Project merit does not appear to be the driver of the renewables’ sector in Massachusetts. The money trail reveals crony capitalists moving through revolving doors while they collect public subsidies. When politics influences renewable policy, publicly-funded, non-solutions to our energy needs, and less reliable and more costly projects, like the proposed offshore Cape Wind project, are advanced.
Gov. Deval Patrick has just cut the ceremonial green ribbon for the “Ambri” Liquid Metal Battery (LMB), manufacturing plant in Marlborough. The Advanced Research Project Agency-Energy (ARPA-E) award of $6,949,624 to Massachusetts Institute of Technology supports the storage battery technology by MIT Professor Donald Sadoway at a stage, “too early for private-sector investment.”
Massachusetts Clean Energy Center (MACEC), which collects ratepayer surcharges to fund renewable projects, has announced $734,134 will fund five projects, “including Cambridge-based Ambri Inc. (with the Massachusetts Military Reservation, Raytheon, Analysis Group and Mass Development Finance Agency) – $150,000 (with a $452,355 match) to assist in demonstrating Ambri’s liquid metal battery technology, an energy storage system that will help better understand how large-scale systems can help a multitude of needs.”
Phil Guidice, the CEO of Ambri, is a confluence of influence and former chair of the Massachusetts Renewable Energy Trust, now part of the Massachusetts Clean Energy Center funding Ambri. Guidice has served as commissioner of the Department of Energy, and as Undersecretary of Energy of the Executive Office of Energy and Environmental Affairs. Guidice was appointed by former U.S. Energy Secretary Steven Chu to the U.S. DOE’s Energy Efficiency and Renewables Advisory Committee.
Phil Guidice led the team that invested over $54 million in federal stimulus dollars in energy efficiency and renewable energy projects in Massachusetts. Prior to joining the Patrick administration, Guidice was senior vice president of EnerNOC, which was awarded 20 percent of the state’s ARRA stimulus for a $10 million contract, by Guidice’s energy department.
Ambri’s batteries are a theoretical solution to the actual problem that wind energy requires back-up conventional energy sources, due to the intermittent nature of wind. Ambri has announced that this nascent technology will be deployed in Hawaii by partnership with UPC First Wind. Ambri’s battery storage plans for Hawaii come as a shock to folks living there, who are well acquainted with the hazards of molten lead, battery storage fires, and with Ambri’s partner, UPC First Wind.

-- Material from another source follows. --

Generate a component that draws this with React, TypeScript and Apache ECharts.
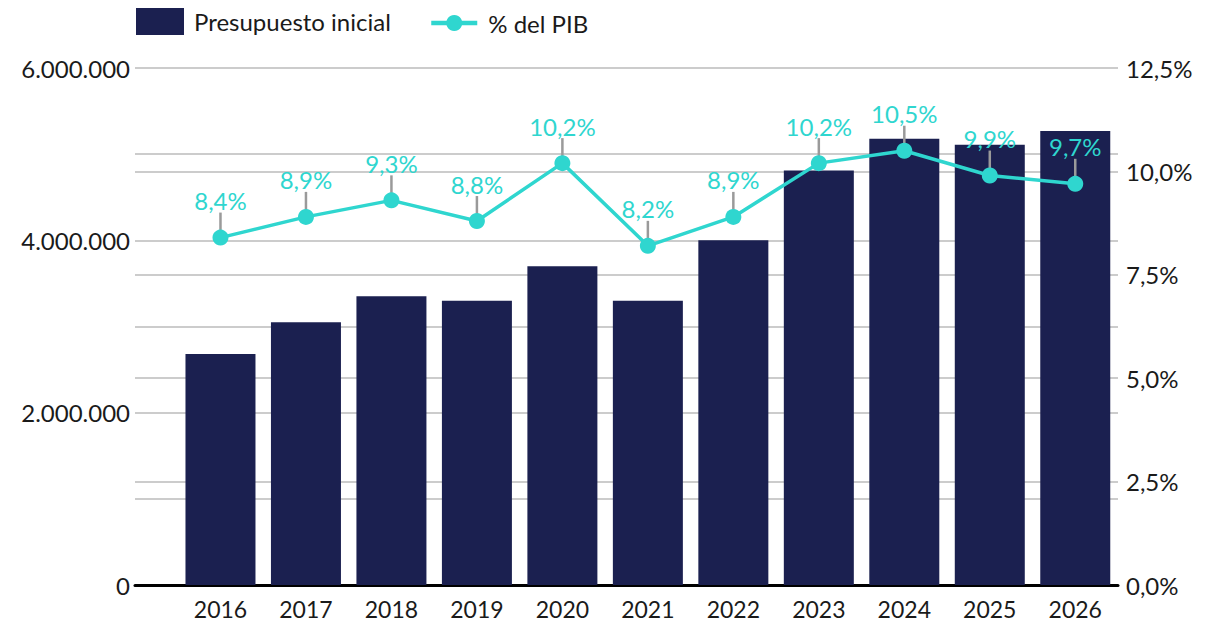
import React, { useEffect, useRef } from "react";
import * as echarts from "echarts";

const years = [2016, 2017, 2018, 2019, 2020, 2021, 2022, 2023, 2024, 2025, 2026];
const budget = [2680000, 3050000, 3350000, 3300000, 3700000, 3300000, 4000000, 4810000, 5180000, 5110000, 5270000];
const pib = [8.4, 8.9, 9.3, 8.8, 10.2, 8.2, 8.9, 10.2, 10.5, 9.9, 9.7];
const leftTicks = [0, 2000000, 4000000, 6000000];

const BAR = "#1b2050";
const LINE = "#2fd6cf";
const FONT = "Lato, 'Open Sans', sans-serif";
const TXT = "#1a1a1a";

const fmtThousands = (v: number) => String(Math.round(v)).replace(/\B(?=(\d{3})+(?!\d))/g, ".");

export default function App() {
  const ref = useRef<HTMLDivElement>(null);
  useEffect(() => {
    const chart = echarts.init(ref.current!, null, { renderer: "svg" });
    chart.setOption({
      animation: false,
      textStyle: { fontFamily: FONT },
      legend: [
        {
          left: 136,
          top: 8,
          padding: 0,
          itemWidth: 48,
          itemHeight: 27,
          textStyle: { fontSize: 24, color: TXT, fontFamily: FONT, padding: [0, 0, 0, 5] },
          data: [{ name: "Presupuesto inicial", icon: "rect" }],
        },
        {
          left: 429,
          top: 11,
          padding: 0,
          itemWidth: 46,
          itemHeight: 20,
          textStyle: { fontSize: 24, color: TXT, fontFamily: FONT, padding: [0, 0, 0, 6] },
          data: [{ name: "% del PIB", lineStyle: { width: 4.5 } }],
        },
      ],
      grid: { left: 135, right: 100, top: 68, bottom: 41, containLabel: false },
      xAxis: {
        type: "value",
        min: 2015,
        max: 2026.5,
        interval: 1,
        splitLine: { show: false },
        axisTick: { show: false },
        axisLine: { show: true, lineStyle: { color: "#000", width: 3 } },
        axisLabel: {
          fontSize: 23,
          color: TXT,
          margin: 12,
          formatter: (v: number) => (Number.isInteger(v) && v >= 2016 ? String(v) : ""),
        },
      },
      yAxis: [
        {
          type: "value",
          min: 0,
          max: 6000000,
          interval: 1000000,
          axisLine: { show: false },
          axisTick: { show: false },
          splitLine: { show: true, lineStyle: { color: "#cccccc", width: 2 } },
          axisLabel: {
            fontSize: 24,
            color: TXT,
            margin: 5,
            formatter: (v: number) => (leftTicks.includes(v) ? fmtThousands(v) : ""),
          },
        },
        {
          type: "value",
          min: 0,
          max: 12.5,
          interval: 2.5,
          axisLine: { show: false },
          axisTick: { show: false },
          splitLine: { show: true, lineStyle: { color: "#cccccc", width: 2 } },
          axisLabel: {
            fontSize: 24,
            color: TXT,
            margin: 8,
            formatter: (v: number) => v.toFixed(1).replace(".", ",") + "%",
          },
        },
      ],
      series: [
        {
          name: "Presupuesto inicial",
          type: "bar",
          yAxisIndex: 0,
          barWidth: 70,
          itemStyle: { color: BAR },
          data: years.map((y, i) => [y, budget[i]]),
          z: 2,
        },
        {
          name: "ticks",
          type: "custom",
          yAxisIndex: 1,
          z: 3,
          silent: true,
          data: years.map((y, i) => [y, pib[i]]),
          renderItem: (params: any, api: any) => {
            const p = api.coord([api.value(0), api.value(1)]);
            return {
              type: "line",
              shape: { x1: p[0], y1: p[1] - 6, x2: p[0], y2: p[1] - 25 },
              style: { stroke: "#9a9a9a", lineWidth: 2.5 },
            };
          },
        },
        {
          name: "% del PIB",
          type: "line",
          yAxisIndex: 1,
          z: 4,
          symbol: "circle",
          symbolSize: 16,
          lineStyle: { color: LINE, width: 3.5 },
          itemStyle: { color: LINE },
          label: {
            show: true,
            position: "top",
            distance: 17,
            fontSize: 24,
            color: LINE,
            fontFamily: FONT,
            formatter: (p: any) => p.value[1].toFixed(1).replace(".", ",") + "%",
          },
          data: years.map((y, i) => [y, pib[i]]),
        },
      ],
    });
    return () => chart.dispose();
  }, []);
  return (
    <div
      ref={ref}
      style={{ position: "absolute", left: 0, top: 0, width: 1218, height: 626 }}
    />
  );
}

UPC First Wind is Boston-based, and the Hawaii wind developer for Kahuku Wind project that remains offline following a catastrophic battery storage facility fire. The Hawaii Free Press (Oct. 9, 2013, “Playing with Fire: Kahuku to Install Molten Magnesium Batteries”) bemoans the arrival of Ambri, and return of their partner, First Wind, “16 months after the inevitable Kahuku wind farm battery fire spewed molten lead across the sacred ‘aina, First Wind, the company that couldn’t see the August, 2012 fire coming even after two earlier fires, is doing it again.”
A confluence of the influential is thriving in the green sector, while citizens required to fund politically favored green initiatives remain jobless and overburdened tax and ratepayers. Public officials appear too closely aligned with industry and businesses that rely on public funding. It’s difficult to distinguish the regulator from the regulated. Businesses take actions based on their bottom line, and these actions may conflict with public interest.
Our collective wealth continues to morph into socialized debt with Evergreen Solar, Beacon Power, Boston Power, A123 Systems, and Konarka Technologies. The Solyndras of Massachusetts will cease when public and environmental merits drive Massachusetts energy policies.
Barbara Durkin lives in Northborough.